Extract each line of the records below that contains the word "this".

### DATA TO PROCESS
**********
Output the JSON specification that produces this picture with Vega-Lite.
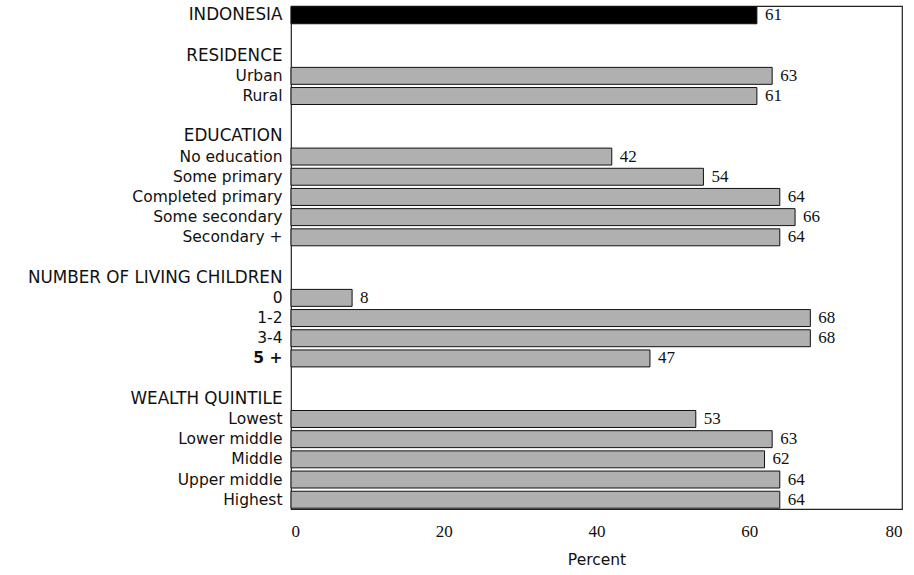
{
  "$schema": "https://vega.github.io/schema/vega-lite/v6.json",
  "width": 611,
  "height": 503,
  "autosize": {"type": "none"},
  "padding": {"left": 291, "top": 6, "right": 12, "bottom": 66},
  "background": "white",
  "config": {
    "view": {"stroke": "#222", "strokeWidth": 1.2},
    "font": "DejaVu Sans"
  },
  "data": {
    "values": [
      {"row": "INDONESIA", "value": 61},
      {"row": " ", "value": null},
      {"row": "RESIDENCE", "value": null},
      {"row": "Urban", "value": 63},
      {"row": "Rural", "value": 61},
      {"row": "  ", "value": null},
      {"row": "EDUCATION", "value": null},
      {"row": "No education", "value": 42},
      {"row": "Some primary", "value": 54},
      {"row": "Completed primary", "value": 64},
      {"row": "Some secondary", "value": 66},
      {"row": "Secondary +", "value": 64},
      {"row": "   ", "value": null},
      {"row": "NUMBER OF LIVING CHILDREN", "value": null},
      {"row": "0", "value": 8},
      {"row": "1-2", "value": 68},
      {"row": "3-4", "value": 68},
      {"row": "5 +", "value": 47},
      {"row": "    ", "value": null},
      {"row": "WEALTH QUINTILE", "value": null},
      {"row": "Lowest", "value": 53},
      {"row": "Lower middle", "value": 63},
      {"row": "Middle", "value": 62},
      {"row": "Upper middle", "value": 64},
      {"row": "Highest", "value": 64}
    ]
  },
  "encoding": {
    "y": {
      "field": "row",
      "type": "nominal",
      "sort": null,
      "scale": {
        "domain": ["INDONESIA", " ", "RESIDENCE", "Urban", "Rural", "  ", "EDUCATION", "No education", "Some primary", "Completed primary", "Some secondary", "Secondary +", "   ", "NUMBER OF LIVING CHILDREN", "0", "1-2", "3-4", "5 +", "    ", "WEALTH QUINTILE", "Lowest", "Lower middle", "Middle", "Upper middle", "Highest"],
        "paddingInner": 0.16,
        "paddingOuter": 0.04
      },
      "axis": {
        "title": null,
        "domain": false,
        "ticks": false,
        "labelPadding": 9,
        "labelFontSize": {"condition": {"test": "indexof(['INDONESIA','RESIDENCE','EDUCATION','NUMBER OF LIVING CHILDREN','WEALTH QUINTILE'], datum.value) >= 0", "value": 16.8}, "value": 15.5},
        "labelColor": "#111",
        "labelFont": "DejaVu Sans",
        "labelFontWeight": {"condition": {"test": "datum.value === '5 +'", "value": "bold"}, "value": "normal"},
        "labelLimit": 400
      }
    },
    "x": {
      "field": "value",
      "type": "quantitative",
      "scale": {"domain": [0, 80], "nice": false},
      "axis": {
        "title": "Percent",
        "values": [0, 20, 40, 60, 80],
        "grid": false,
        "domain": false,
        "ticks": false,
        "labelPadding": 14,
        "labelFontSize": 17,
        "labelFont": "Liberation Serif",
        "labelColor": "#111",
        "titleFontSize": 15.5,
        "titleFontWeight": "normal",
        "titleFont": "DejaVu Sans",
        "titleColor": "#111",
        "titlePadding": 13
      }
    }
  },
  "layer": [
    {
      "mark": {"type": "bar", "stroke": "#111", "strokeWidth": 1},
      "encoding": {
        "fill": {"condition": {"test": "datum.row === 'INDONESIA'", "value": "#000"}, "value": "#b0b0b0"}
      }
    },
    {
      "mark": {"type": "text", "align": "left", "baseline": "middle", "dx": 8, "fontSize": 17, "font": "Liberation Serif", "color": "#111"},
      "encoding": {
        "text": {"field": "value", "type": "quantitative"}
      }
    }
  ]
}
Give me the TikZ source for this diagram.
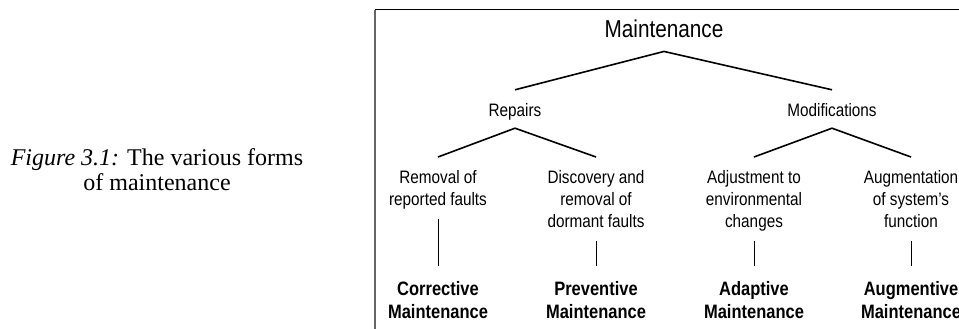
\documentclass[tikz,border=0pt]{standalone}
\usepackage{fontspec}
\setmainfont{Liberation Sans}[FakeStretch=0.85]
\newfontfamily\capfont{Liberation Serif}
\newcommand{\rs}{\rule[-4pt]{0pt}{17.5pt}}
\newcommand{\bs}{\rule[-4.5pt]{0pt}{19pt}}
\newcommand{\cs}{\rule{0pt}{17pt}}
\begin{document}
\begin{tikzpicture}[x=1pt,y=-1pt,
  rootnode/.style={inner sep=0pt,anchor=base,font={\fontsize{24.4}{27}\selectfont}},
  midnode/.style={inner sep=0pt,anchor=base,text height=13.5pt,text depth=4pt,font={\fontsize{18}{22}\selectfont}},
  leafnode/.style={inner sep=0pt,anchor=north,align=center,font={\fontsize{18}{22}\selectfont}},
  kindnode/.style={inner sep=0pt,anchor=north,align=center,font={\bfseries\fontsize{19.4}{23.5}\selectfont}},
  captext/.style={inner sep=0pt,anchor=north,align=center,font={\capfont\fontsize{24}{25}\selectfont}},
  branch/.style={line width=1.6pt},
  stem/.style={line width=1pt},
  frameline/.style={line width=1pt,black},
  frameside/.style={line width=1.8pt,black!60}]
\useasboundingbox (0,0) rectangle (959,329);

% caption
\node[captext] (caption) at (157,148) {\cs\textit{Figure 3.1:} The various forms\\ of maintenance};

% frame
\coordinate (fTL) at (375,10);
\coordinate (fTR) at (962,10);
\coordinate (fBL) at (375,332);
\draw[frameside] (fBL) -- (fTL);
\draw[frameline] (fTL) -- (fTR);

% tree
\node[rootnode] (maint) at (664,38) {Maintenance};
\node[midnode] (rep) at (515,116) {Repairs};
\node[midnode] (mod) at (832,116) {Modifications};

\node[leafnode] (l1) at (438,169.5) {\rs Removal of\\ reported faults\rs};
\node[leafnode] (l2) at (596,169.5) {\rs Discovery and\\ removal of\\ dormant faults\rs};
\node[leafnode] (l3) at (754,169.5) {\rs Adjustment to\\ environmental\\ changes\rs};
\node[leafnode] (l4) at (911,169.5) {\rs Augmentation\\ of system's\\ function\rs};

\node[kindnode] (k1) at (438,280.5) {\bs Corrective\\ Maintenance\bs};
\node[kindnode] (k2) at (596,280.5) {\bs Preventive\\ Maintenance\bs};
\node[kindnode] (k3) at (754,280.5) {\bs Adaptive\\ Maintenance\bs};
\node[kindnode] (k4) at (911,280.5) {\bs Augmentive\\ Maintenance\bs};

\draw[branch] ([yshift=12.5pt]rep.north) -- ([yshift=-13pt]maint.south) -- ([yshift=12.5pt]mod.north);
\draw[branch] ([yshift=12.5pt]l1.north) -- ([yshift=-8pt]rep.south) -- ([yshift=12.5pt]l2.north);
\draw[branch] ([yshift=12.5pt]l3.north) -- ([yshift=-8pt]mod.south) -- ([yshift=12.5pt]l4.north);

\draw[stem] ([yshift=-10pt]l1.south) -- ([yshift=14.5pt]k1.north);
\draw[stem] ([yshift=-10pt]l2.south) -- ([yshift=14.5pt]k2.north);
\draw[stem] ([yshift=-10pt]l3.south) -- ([yshift=14.5pt]k3.north);
\draw[stem] ([yshift=-10pt]l4.south) -- ([yshift=14.5pt]k4.north);
\end{tikzpicture}
\end{document}
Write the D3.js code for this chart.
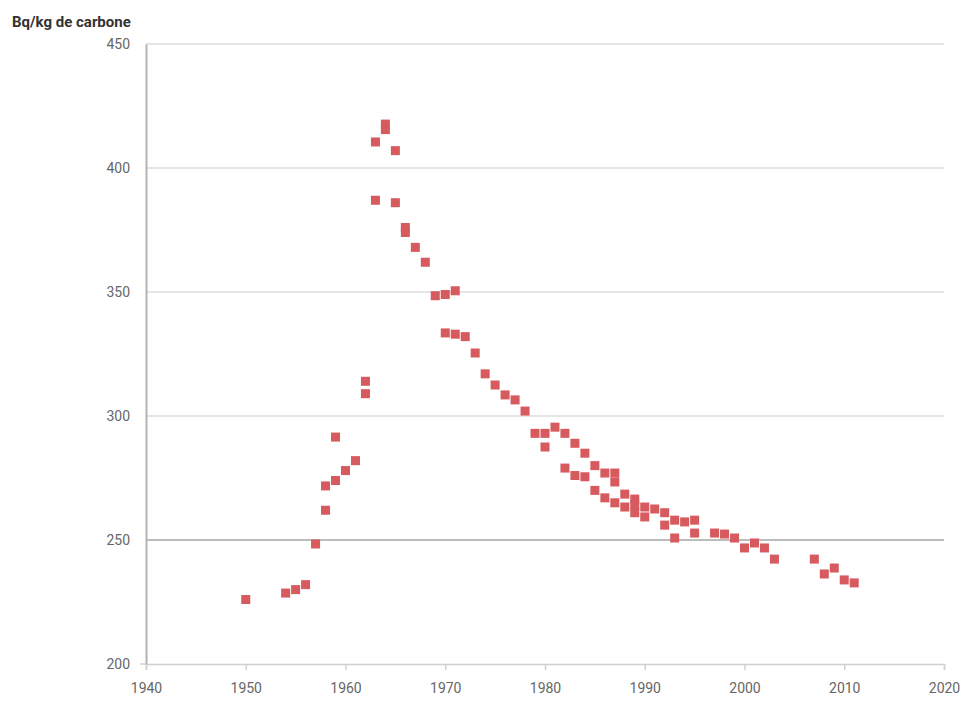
<!DOCTYPE html>
<html>
<head>
<meta charset="utf-8">
<script src="https://cdn.jsdelivr.net/npm/d3@7"></script>
<style>
  body { margin: 0; background: #fff; }
  text { font-family: Roboto, "Liberation Sans", sans-serif; }
</style>
</head>
<body>
<script>

// measurement years and activity (Bq/kg de carbone)
var years = [1950, 1954, 1955, 1956, 1957, 1958, 1958, 1959, 1959, 1960, 1961,
  1962, 1962, 1963, 1963, 1964, 1964, 1965, 1965, 1966, 1966, 1967, 1968,
  1969, 1970, 1971, 1970, 1971, 1972, 1973, 1974, 1975, 1976, 1977, 1978,
  1979, 1980, 1980, 1981, 1982, 1982, 1983, 1983, 1984, 1984, 1985, 1985,
  1986, 1986, 1987, 1987, 1987, 1988, 1988, 1989, 1989, 1989, 1990, 1990,
  1991, 1992, 1992, 1993, 1993, 1994, 1995, 1995,
  1997, 1998, 1999, 2000, 2001, 2002, 2003, 2007, 2008, 2009, 2010, 2011]
var values = [226, 228.6, 230, 232, 248.4, 262, 271.8, 274, 291.5, 278, 282,
  314, 309, 410.5, 387, 417.7, 415.5, 407, 386, 376, 374, 368, 362,
  348.5, 349, 350.5, 333.5, 333, 332, 325.4, 317, 312.5, 308.5, 306.5, 302,
  293, 293, 287.5, 295.5, 293, 279, 289, 276, 285, 275.5, 280, 270,
  277, 267, 277, 273.4, 265, 268.5, 263.3, 266.5, 264, 261, 263.3, 259.3,
  262.5, 261, 256, 258, 250.8, 257.3, 258, 252.8,
  252.8, 252.4, 250.8, 246.8, 248.8, 246.8, 242.3, 242.3, 236.3, 238.7, 233.9, 232.7]

var xTicks = [1940, 1950, 1960, 1970, 1980, 1990, 2000, 2010, 2020]
var yTicks = [200, 250, 300, 350, 400, 450]
var yLabel = "Bq/kg de carbone"

var width = 973, height = 702
var margin = {top: 44, right: 29, bottom: 38, left: 146}

var svg = d3.select("body").append("svg")
    .attr("width", width)
    .attr("height", height)

var x = d3.scaleLinear().domain([1940, 2020]).range([margin.left, width - margin.right])
var y = d3.scaleLinear().domain([200, 450]).range([height - margin.bottom, margin.top])

// gridlines
svg.append("g")
    .selectAll("line")
    .data(yTicks.filter(d => d > 200))
    .enter()
    .append("line")
    .attr("x1", x(1940))
    .attr("x2", x(2020))
    .attr("y1", d => y(d))
    .attr("y2", d => y(d))
    .attr("stroke", d => d == 250 ? "#a6a6a6" : "#dcdcdc")
    .attr("stroke-width", 1.5)

// x axis
var xAxis = svg.append("g")
    .attr("transform", "translate(0," + y(200) + ")")
    .call(d3.axisBottom(x).tickValues(xTicks).tickFormat(d3.format("d")).tickSize(6).tickPadding(13))
xAxis.select(".domain").attr("stroke", "#d0d0d0").attr("stroke-width", 1.5)
xAxis.selectAll(".tick line").attr("stroke", "#d0d0d0").attr("stroke-width", 1.5)
xAxis.selectAll("text").attr("fill", "#666").style("font-size", "14px")

// y axis
var yAxis = svg.append("g")
    .attr("transform", "translate(" + x(1940) + ",0)")
    .call(d3.axisLeft(y).tickValues(yTicks).tickSize(0).tickPadding(16))
yAxis.select(".domain").attr("stroke", "#b3b3b3").attr("stroke-width", 2)
yAxis.selectAll("text").attr("fill", "#666").style("font-size", "14px")

// small tick at 200
svg.append("line")
    .attr("x1", x(1940) - 6).attr("x2", x(1940))
    .attr("y1", y(200)).attr("y2", y(200))
    .attr("stroke", "#d0d0d0").attr("stroke-width", 1.5)

svg.append("text")
    .attr("x", 12)
    .attr("y", 27)
    .attr("fill", "#333")
    .style("font-size", "15px")
    .style("font-weight", "bold")
    .text(yLabel)

var pts = years.map((d, i) => ({year: d, value: values[i]}))

svg.append("g")
    .selectAll("rect")
    .data(pts)
    .enter()
    .append("rect")
    .attr("x", d => x(d.year) - 4.5)
    .attr("y", d => y(d.value) - 4.5)
    .attr("width", 9)
    .attr("height", 9)
    .attr("fill", "#d65a5e")

</script>
</body>
</html>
**********
### ANSWER FOR THE TASK
Output the JSON specification that produces this picture with Vega-Lite.
Give me the TikZ source for this diagram.
Write the D3.js code for this chart.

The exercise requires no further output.